Chefs in 2026 it’s not what it used to be

Today’s chef needs to be more than a cook. You’re expected to be a nutritionist, therapist, financial analyst, HR manager and Instagram icon.

We write IDDSI menus for aged care, cost meals to the last cent, cater to ten thousand allergens and smile politely while someone tells us they’re “low-carb pescatarian but also allergic to air.”

You need tech skills. You need to document HACCP like it’s scripture.
You need to train Gen Z while respecting old-school values. And you need to stay creative – even when the budget screams “no cheese”.

It’s not enough to know how to cook. You need to know why, for whom and at what cost.

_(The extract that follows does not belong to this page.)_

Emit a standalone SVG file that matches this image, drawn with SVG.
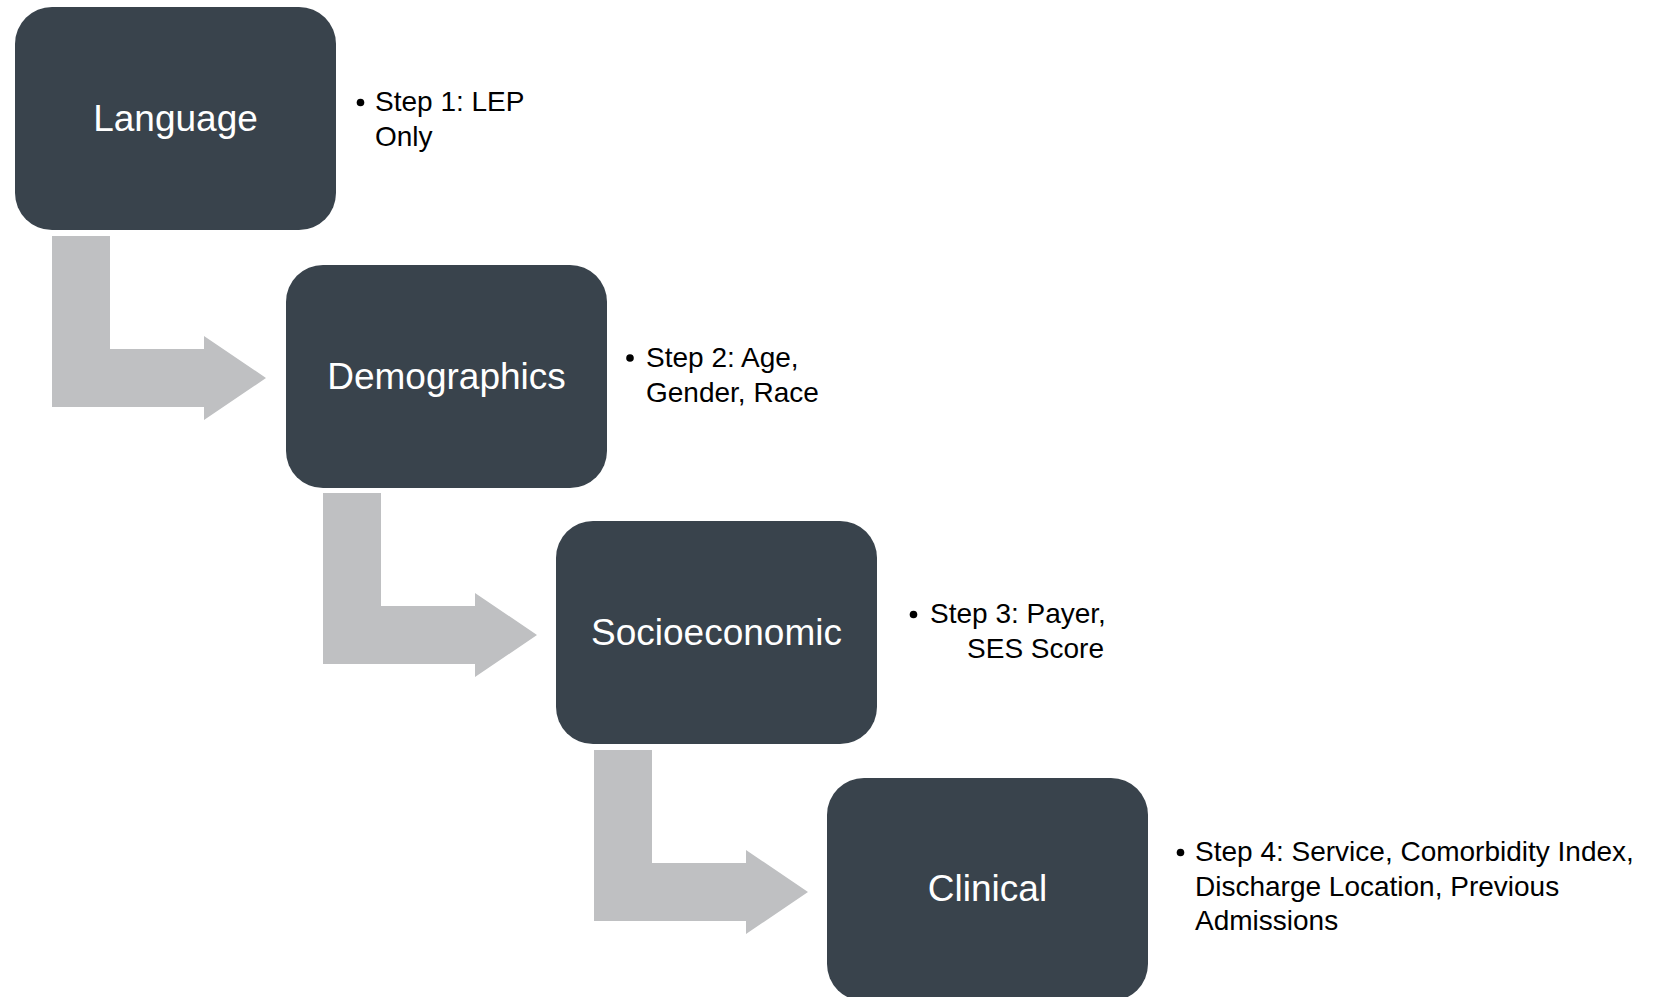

Mental health, burnout and coming back from the edge

Let’s talk about the dark side, because it’s real. Burnout is a beast. So is depression, anxiety, addiction. Many chefs drink to sleep, sleep to recover, and then fake a smile for the next shift.

I’ve seen great chefs walk out midservice and never return. I’ve been close to that edge myself – tired, empty, wondering why I cared so much about perfectly round quenelles.

We have to do better. We have to look after ourselves and each other. We need industry leaders who build culture, not just menus. Chefs who say “Go home, I’ve got this” and others who respond “Thanks, Chef.”

If you’re reading this and struggling – speak up. There is no weakness in asking for help. The only weakness is pretending you don’t need it.

So … why do we keep doing it?

Because the kitchen is our canvas. Because food connects people – from hospital beds to wedding tables. Because we remember that first “Yes Chef” we said and it still echoes. Because one well-cooked roast can mend a broken day.

Because this life, with all its madness and scars, is worth it.

Not for the fame. Not for the hats. But for that look – the one a guest gives when they bite into something you made and their eyes say “Thank you. I feel seen.”

The next generation, and what I hope for them

To the apprentices just starting out: this career will shape you. It will hurt you. It will lift you. It will define you.

But don’t lose yourself to it. Don’t forget your family. Don’t forget to rest. And never, ever forget why you picked up the knife.

The next generation of chefs must be smarter, kinder, more balanced. They must lead with both fire and compassion. They must cook with their head and their heart.

As for me? I’ll keep mentoring, keep fighting for real food in aged care, keep wearing my whites with pride. I’ll keep showing up for the next service – a little older, a little slower, but always grateful.

Because being a chef is not what I do. It’s who I am.